Clap de fin pour les Jeux olympiques avec, pour la délégation française, le goût encore amer de la déception après un bilan en demi-teinte. Pour le Japon, qui a souhaité maintenir l’évènement dans un contexte sanitaire tendu, les Jeux olympiques ont constitué un défi sans précédent. Mais, à l’heure du bilan, Tokyo peut se féliciter d’avoir réussi à créer une bulle sanitaire autour des parties prenantes de l’évènement, limitant ainsi drastiquement le nombre de cas au sein de la communauté olympique. Pour la communauté scientifique, la réussite des Jeux prouve qu’une maîtrise de l’épidémie est possible, quand des mesures strictes sont appliquées et qu’une discipline collective se met en œuvre.
Une flambée des cas sans rapport avec les Jeux olympiques
Depuis le début du mois de juillet, le Japon connaît une recrudescence exponentielle du nombre de cas de Covid-19. De 1 500 cas par jour en moyenne à la fin du mois de juin, le Japon en dépiste aujourd’hui près de 13 000 selon les données du JHU CSSE Covid-19 Data, soit une hausse de 766 % en un peu plus d’un mois.
Une augmentation imputable aux Jeux olympiques, comme le craignait une large partie de la population japonaise ? Pas du tout, selon la communauté scientifique, qui ne dresse aucune corrélation entre la hausse des cas et la tenue des JO. En effet, entre le 1er juillet et le 8 août, seuls 436 participants aux Jeux (athlètes, personnel, prestataires…) ont été testés positifs. Sur un total de 52 000 personnes accréditées. Surtout, le nombre de contaminations entre la communauté olympique et la population générale reste négligeable, selon les retours de terrain. Pour les sportifs, maintenus à l’abri dans une bulle sanitaire, seuls 29 d’entre eux ont été testés positifs. Les athlètes contaminés étaient contraints de s’entraîner à part, afin de préserver le reste des sportifs.
Selon Valérie Niquet, universitaire et spécialiste de la géopolitique de la Chine et de l’Asie du Sud-Est, « la flambée actuelle est d’abord et avant tout liée au variant Delta. Elle aurait eu lieu, JO ou pas JO ». Comme la plupart des pays du globe, le variant Delta submerge les populations du fait d’un taux de contagion largement supérieur aux précédents. Et le Japon, qui a globalement très bien géré les deux premières vagues avec moins de 15 000 morts à déplorer, ne fait pas exception.
Autre facteur explicatif de cette hausse exponentielle, la puissante défiance des Japonais face à la vaccination, qui reste encore très minoritaire dans la population, notamment en rapport aux pays occidentaux. Le 5 août, seuls 46 % des Japonais avaient reçu au moins une dose de vaccin et à peine 33 % d’entre eux avaient achevé leur parcours vaccinal. Un taux très largement insuffisant pour contenir l’avancée du variant Delta, d’autant que l’île a été jusqu’alors relativement épargnée par la Covid-19, rendant l’immunité naturelle des populations encore plus modérée qu’ailleurs.

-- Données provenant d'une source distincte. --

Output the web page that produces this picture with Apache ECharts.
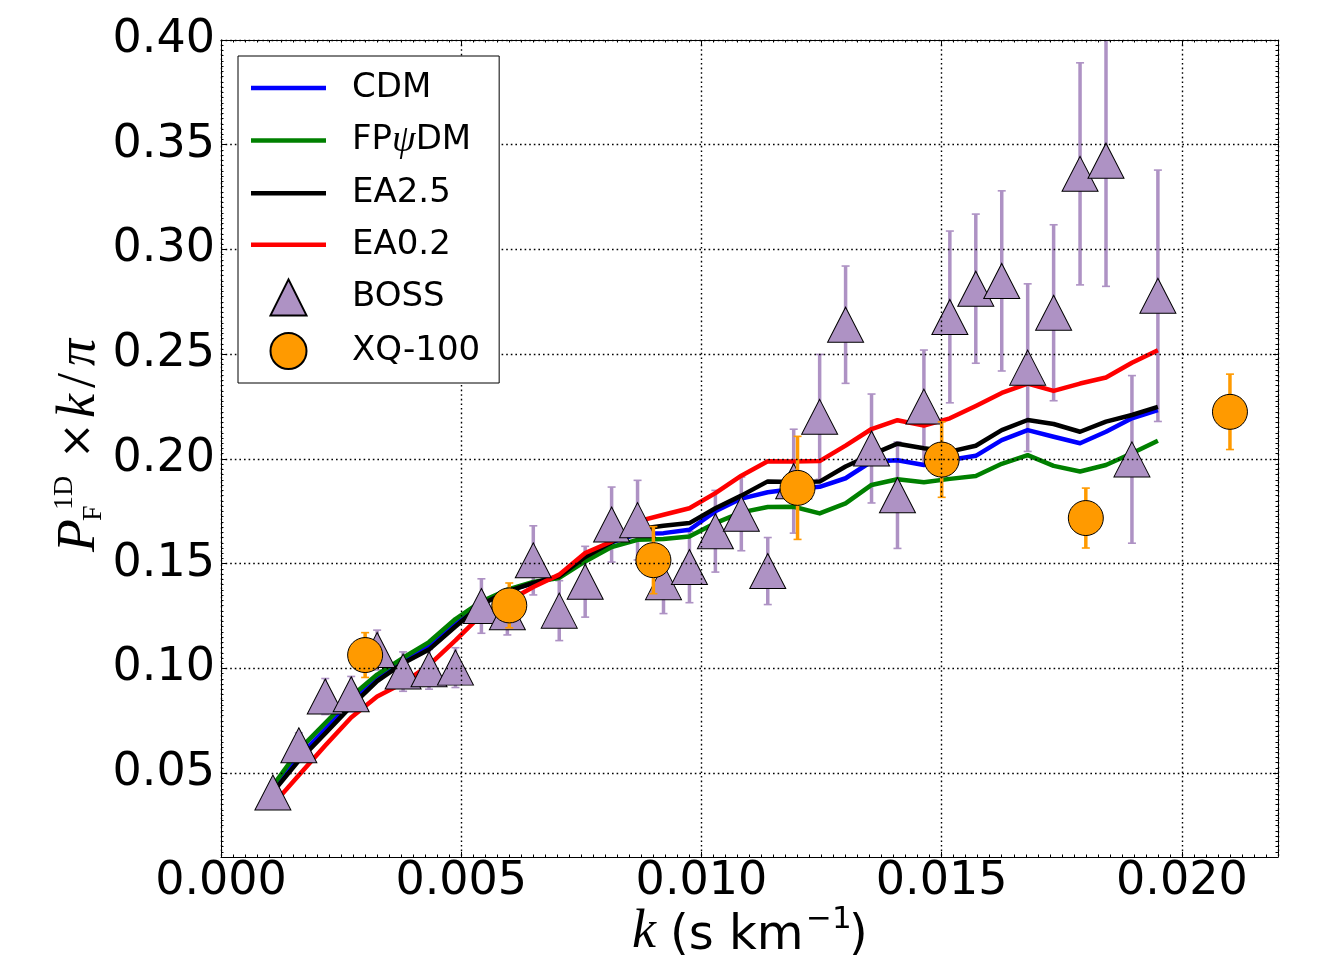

Le tour de force de Tokyo pour éviter les contaminations
Véritable tour de force, le maintien d’un nombre de contaminations limitées au sein de la communauté olympique a été permis par le déploiement d’une bulle sanitaire sans précédent, interdisant les sorties du village olympique. Des contraintes globalement très bien respectées par les athlètes, à de rares exceptions près, comme l’équipe australienne de hockey sur gazon ou encore les judokas géorgiens. Des restrictions de déplacement accompagnées des mesures barrières traditionnelles, comme le part du masque obligatoire ou l’usage fréquent de gel hydroalcoolique hors des épreuves. Les spectateurs, de leurs côtés, n’étaient d’ailleurs pas admis dans les enceintes sportives.
Pour la communauté scientifique, qui a scruté les Jeux olympiques pour en tirer des données précieuses sur la diffusion de l’épidémie en vie réelle, la réussite japonaise serait la preuve qu’il est possible de « garder une pandémie à distance », affirme Brian McCloskey, président du panel d’experts indépendants présents aux Jeux olympiques de Tokyo pour les questions de santé. « Les mesures telles que la distanciation sociale, le port du masque, la désinfection des mains ainsi que les tests et le traçage ont fonctionné, lorsqu’elles ont été mises en œuvre en tant que package » poursuit l’expert, qui affirme que la gestion sanitaire des Jeux olympiques a constitué « une leçon très importante de Tokyo au reste du monde ». Et surtout, la réussite japonaise pourrait servir d’inspiration pour les futurs grands évènements à venir dans un monde encore dominé par la Covid-19.